Dracovish, pictured above, has a particularly hilarious entry because it both comes up with an extinction justification while admitting that the monster is a paradox.

Powerful legs and jaws made it the apex predator of its time. Its own overhunting of its prey was what drove it to extinction.

Its mighty legs are capable of running at speeds exceeding 40 mph, but this Pokémon can’t breathe unless it’s underwater.

You’re telling me this monster was running around at high speeds on land ... where it can’t breathe? Sure, OK.

A fossil Pokemon in Sword and Shield. Game Freak via Polygon

Another Pokédex would have us believe that Arctozolt, pictured above, was once totally a real creature that went extinct because it “moved too slow.” Oh, and it just somehow happens to have the same exact head Dracozolt.
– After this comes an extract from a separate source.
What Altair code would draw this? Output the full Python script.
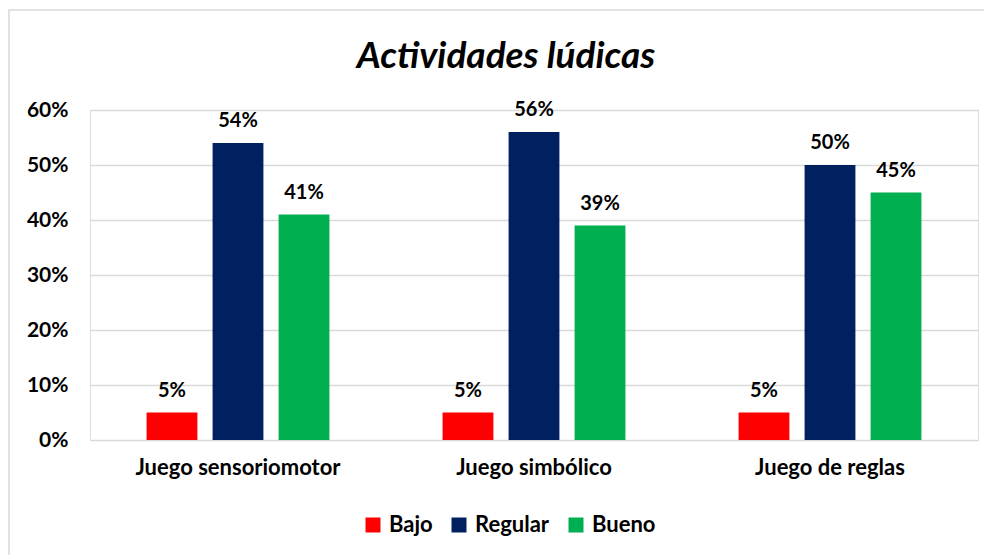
import altair as alt
import pandas as pd

categories = ["Juego sensoriomotor", "Juego simbólico", "Juego de reglas"]
levels = ["Bajo", "Regular", "Bueno"]
bajo = [0.05, 0.05, 0.05]
regular = [0.54, 0.56, 0.50]
bueno = [0.41, 0.39, 0.45]
colors = ["#FF0000", "#002060", "#00B050"]

rows = []
for i, c in enumerate(categories):
    for lv, vals in zip(levels, [bajo, regular, bueno]):
        rows.append({"cat": c, "nivel": lv, "valor": vals[i]})
df = pd.DataFrame(rows)

FONT = "Lato"
FS = 20
FS_TXT = 22

base = alt.Chart(df).encode(
    x=alt.X("cat:N", sort=categories, title=None,
            scale=alt.Scale(paddingInner=0, paddingOuter=0),
            axis=alt.Axis(labelAngle=0, labelFontSize=FS_TXT, labelFontWeight="bold",
                          labelColor="#000000", labelPadding=17, ticks=False, domain=False,
                          labelFont=FONT, labelLimit=0)),
    xOffset=alt.XOffset("nivel:N", sort=levels,
                        scale=alt.Scale(paddingInner=0.23, paddingOuter=0.857)),
)

bars = base.mark_bar().encode(
    y=alt.Y("valor:Q", title=None,
            scale=alt.Scale(domain=[0, 0.6]),
            axis=alt.Axis(format=".0%", values=[0, 0.1, 0.2, 0.3, 0.4, 0.5, 0.6],
                          labelFontSize=21, labelFontWeight="bold", labelColor="#000000",
                          labelPadding=22, ticks=False, domain=False, labelFont=FONT,
                          gridColor="#D9D9D9", gridWidth=1.5)),
    color=alt.Color("nivel:N", sort=levels,
                    scale=alt.Scale(domain=levels, range=colors),
                    legend=alt.Legend(title=None, orient="none", direction="horizontal",
                                      legendX=272, legendY=404,
                                      symbolType="square", symbolSize=225,
                                      symbolStrokeWidth=0, labelFontSize=FS_TXT,
                                      labelFontWeight="bold", labelFont=FONT,
                                      labelColor="#000000", columnPadding=15,
                                      labelOffset=5)),
)

labels = base.mark_text(dy=-12, baseline="bottom", fontSize=FS, fontWeight="bold",
                        font=FONT, color="#000000").encode(
    y=alt.Y("valor:Q"),
    text=alt.Text("valor:Q", format=".0%"),
)

frame = alt.Chart(pd.DataFrame({"a": [0]})).mark_rect(
    fill=None, stroke="#D9D9D9", strokeWidth=1.5
).encode(
    x=alt.value(-81), x2=alt.value(960), y=alt.value(-100), y2=alt.value(500)
)

chart = alt.layer(frame, bars, labels).properties(
    width=888, height=330,
    title=alt.TitleParams("Actividades lúdicas", fontSize=37, fontWeight="bold",
                          fontStyle="italic", font=FONT, color="#000000",
                          anchor="middle", dx=-28, dy=67, offset=0),
    autosize=alt.AutoSizeParams(type="none"),
    padding={"left": 82, "top": 102, "right": 6, "bottom": 115},
).configure_view(stroke=None).configure(background="#FFFFFF")

chart.save("out.html", embed_options={"renderer": "svg", "actions": False})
Yup!

A fossil Pokemon. Game Freak via Polygon.

Meanwhile, Arctovish, which you can see above, supposedly went kaput because it has a hard time eating. Its mouth is on top of its head, you see. Sure seems like a weird place for a creature to have an orifice given the orientation of the rest of the body. Unless, of course, it’s not supposed to exist like this. It’s probably no surprise that the Pokédex entry says poor Arctovish has “breathing difficulties.” What hath science wrought? Nothing more than pain and misery in a game largely meant for children!

The whole thing seems to be an elaborate joke about a real-world fossil phenomenon, and in this respect, England — the region which Sword and Shield seem to draw inspiration — is particularly notorious. The infamous Piltdown Man, for instance, had archaeologist Charles Dawson trying to pass off an assortment of remains from different sources as an ancient human. Piltdown Man was supposed to be the missing link between humans and apes. Piltdown Man is also not real. Dawson allegedly combined the remains of orangutans and humans in an attempt to pass it off as an actual creature, only for the whole thing to get outed as a fraud. I can only imagine what Piltdown Man would have looked like if we had the technology to bring it back to life, as Pokémon does.
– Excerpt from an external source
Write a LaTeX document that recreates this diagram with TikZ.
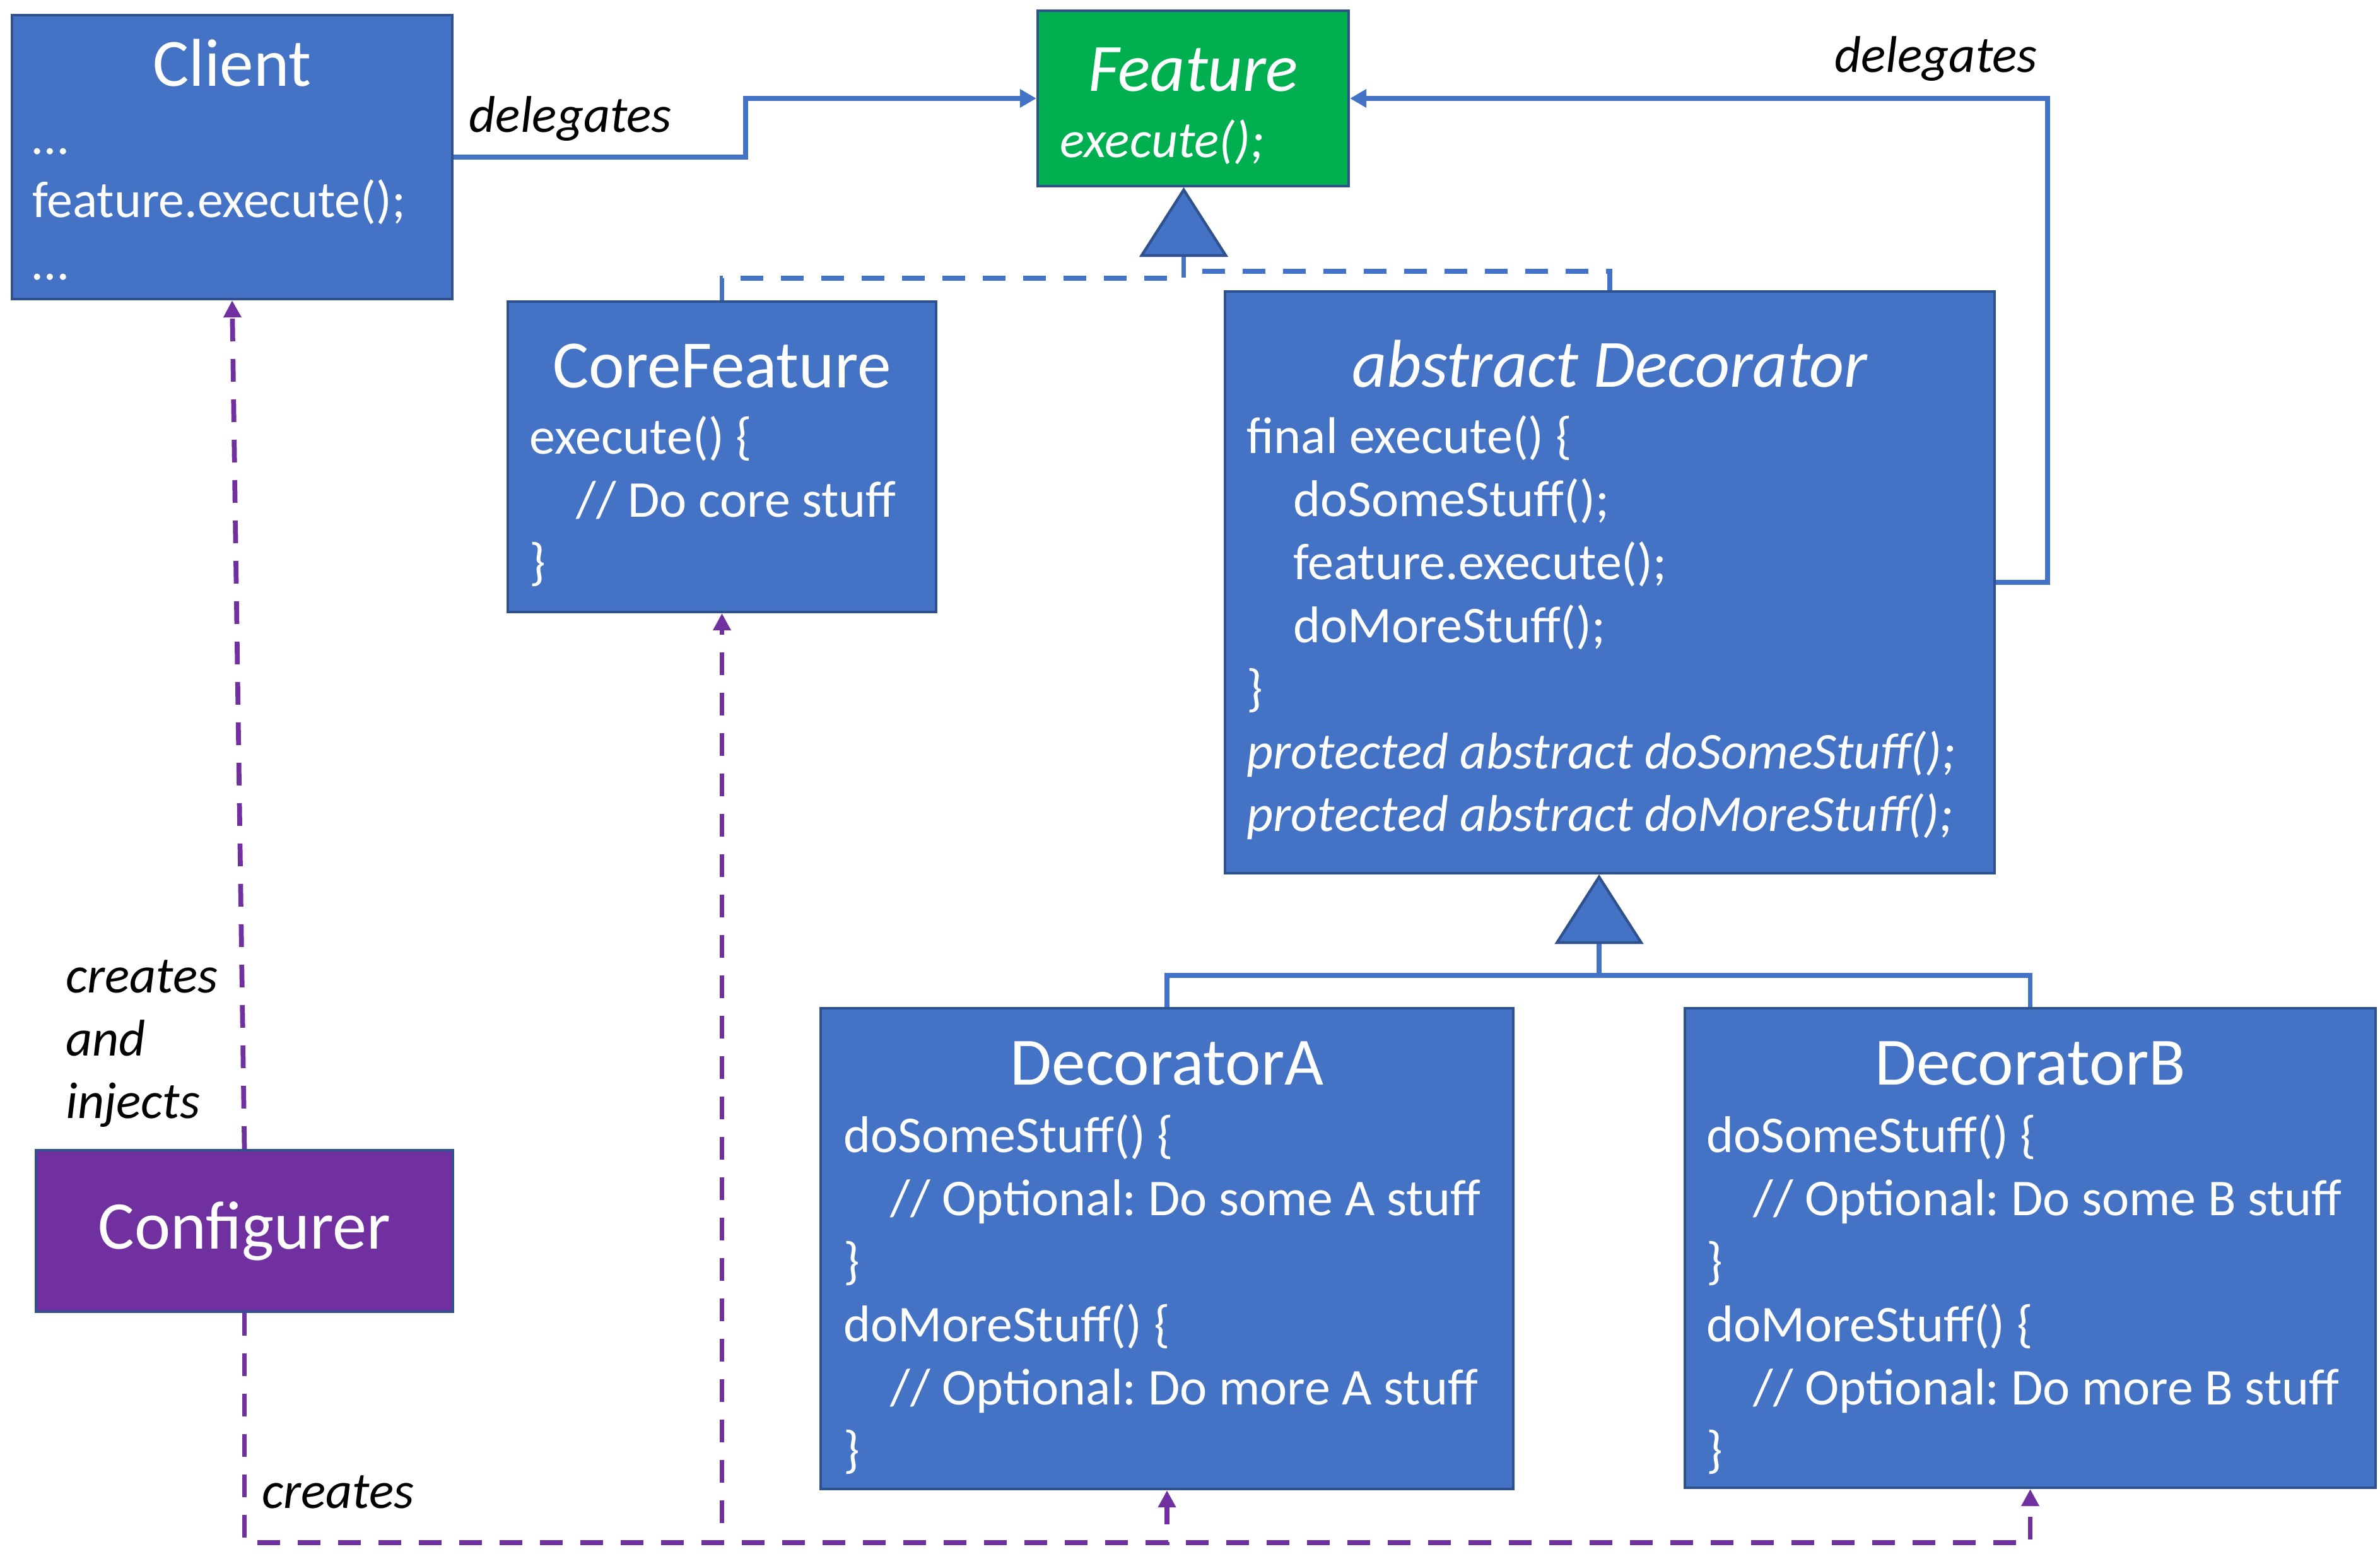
\documentclass[tikz,border=0pt]{standalone}
\usepackage{fontspec}
\setmainfont{Carlito}
\usetikzlibrary{arrows.meta,positioning}
\definecolor{BoxBlue}{RGB}{68,114,196}
\definecolor{EdgeBlue}{RGB}{47,82,143}
\definecolor{FeatGreen}{RGB}{0,176,80}
\definecolor{ConfPurple}{RGB}{112,48,160}
\newcommand{\codeindent}{\hspace*{0.74cm}}
\frenchspacing

\begin{document}
\begin{tikzpicture}[
      boxNode/.style={draw=EdgeBlue,fill=BoxBlue,line width=1.2pt,inner sep=0pt},
      titleTxt/.style={text=white,inner sep=0pt,anchor=base,font=\fontsize{30.5}{37}\selectfont},
      bodyTxt/.style={text=white,inner sep=0pt,anchor=base west,align=left,
                      font=\fontsize{23.3}{28.4}\selectfont},
      lblTxt/.style={inner sep=0pt,text=black,font=\fontsize{23.3}{28.4}\selectfont\itshape},
      delegLine/.style={-{Triangle[length=0.26cm,width=0.28cm]},line width=2.2pt,color=BoxBlue},
      inhLine/.style={-{Triangle[length=1.1cm,width=1.4cm,fill=BoxBlue,color=EdgeBlue,line width=1.2pt]},
                      line width=2.2pt,color=BoxBlue},
      implLine/.style={inhLine,dash pattern=on 0.36cm off 0.28cm},
      makeLine/.style={-{Triangle[length=0.27cm,width=0.27cm]},line width=2.2pt,color=ConfPurple,
                       dash pattern=on 0.36cm off 0.28cm}
    ]
    \useasboundingbox (0,0) rectangle (37.73,24.63);

    % Boxes
    \node (client)[boxNode,minimum width=6.98cm,minimum height=4.50cm] at (3.68,22.14) {};
    \node (feature)[boxNode,fill=FeatGreen,minimum width=4.93cm,minimum height=2.78cm] at (18.915,23.07) {};
    \node (core)[boxNode,minimum width=6.79cm,minimum height=4.92cm] at (11.445,17.39) {};
    \node (deco)[boxNode,minimum width=12.20cm,minimum height=9.22cm] at (25.52,15.40) {};
    \node (decoA)[boxNode,minimum width=10.98cm,minimum height=7.62cm] at (18.50,4.84) {};
    \node (decoB)[boxNode,minimum width=10.95cm,minimum height=7.60cm] at (32.185,4.85) {};
    \node (configurer)[boxNode,fill=ConfPurple,minimum width=6.61cm,minimum height=2.56cm,
                       text=white,font=\fontsize{30.8}{37}\selectfont] at (3.875,5.12) {Configurer};

    % Titles
    \node (clientT)[titleTxt] at ([yshift=-1.15cm]client.north) {Client};
    \node (featureT)[titleTxt,font=\fontsize{30.5}{37}\selectfont\itshape] at ([yshift=-1.30cm]feature.north) {Feature};
    \node (coreT)[titleTxt] at ([yshift=-1.39cm]core.north) {CoreFeature};
    \node (decoT)[titleTxt,font=\fontsize{30.5}{37}\selectfont\itshape] at ([yshift=-1.54cm]deco.north) {abstract Decorator};
    \node (decoAT)[titleTxt] at ([yshift=-1.24cm]decoA.north) {DecoratorA};
    \node (decoBT)[titleTxt] at ([yshift=-1.24cm]decoB.north) {DecoratorB};

    % Code lines (anchored on the baseline of the last line)
    \node (clientB)[bodyTxt] at ([xshift=0.34cm,yshift=-4.22cm]client.north west)
      {…\\feature.execute();\\…};
    \node (featureB)[bodyTxt,font=\fontsize{23.3}{28.4}\selectfont\itshape] at ([xshift=0.37cm,yshift=-2.35cm]feature.north west)
      {execute();};
    \node (coreB)[bodyTxt] at ([xshift=0.36cm,yshift=-4.43cm]core.north west)
      {execute() \{\\\codeindent// Do core stuff\\\}};
    \node (decoB0)[bodyTxt] at ([xshift=0.36cm,yshift=-8.58cm]deco.north west)
      {final execute() \{\\\codeindent doSomeStuff();\\\codeindent feature.execute();\\\codeindent doMoreStuff();\\\}\\
       \textit{protected abstract doSomeStuff();}\\\textit{protected abstract doMoreStuff();}};
    \node (decoAB)[bodyTxt] at ([xshift=0.38cm,yshift=-7.30cm]decoA.north west)
      {doSomeStuff() \{\\\codeindent// Optional: Do some A stuff\\\}\\doMoreStuff() \{\\\codeindent// Optional: Do more A stuff\\\}};
    \node (decoBB)[bodyTxt] at ([xshift=0.36cm,yshift=-7.30cm]decoB.north west)
      {doSomeStuff() \{\\\codeindent// Optional: Do some B stuff\\\}\\doMoreStuff() \{\\\codeindent// Optional: Do more B stuff\\\}};

    % Delegation
    \draw[delegLine] (client.east) -- node[lblTxt,above=0.22cm,pos=0.4] (delegL) {delegates} ++(4.63,0) |- (feature.west);
    \draw[delegLine] (deco.east) -- ++(0.82,0) |- node[lblTxt,above=0.24cm,pos=0.58] (delegR) {delegates} (feature.east);

    % Inheritance
    \draw[implLine] (core.north) -- ++(0,0.35) -| ([xshift=-0.15cm]feature.south);
    \draw[implLine] (deco.north) -- ++(0,0.30) -| ([xshift=-0.15cm]feature.south);
    \draw[inhLine] (decoA.north) -- ++(0,0.50) -| ([xshift=-0.17cm]deco.south);
    \draw[inhLine] (decoB.north) -- ++(0,0.50) -| ([xshift=-0.17cm]deco.south);

    % Creation by the configurer
    \draw[makeLine] (configurer.north) -- node[lblTxt,left=0.36cm,pos=0.124,align=left] (injectLbl)
      {creates\\and\\injects} (client.south);
    \draw[makeLine] (configurer.south) -- ++(0,-3.64) node[lblTxt,above right=0.50cm and 0.24cm] (createLbl) {creates} -| (core.south);
    \draw[makeLine] (configurer.south) -- ++(0,-3.64) -| (decoA.south);
    \draw[makeLine] (configurer.south) -- ++(0,-3.64) -| (decoB.south);
  \end{tikzpicture}
\end{document}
Here’s the thing, though: The Pokédex is supposed to be the authority on Pokémon for the rest of the world. And here we have proof that it’s clearly just making shit up. What else have we taken as fact from the Pokédex which may not be true? Can we trust it at all?

Think about it. The main source of information for all Pokédex entries are essentially 10-year-olds out on adventures, led by “professors” who, despite years of study, seem strangely clueless about the subject they’re supposed to be experts in. I’m never going to look at the Pokédex the same after Sword and Shield.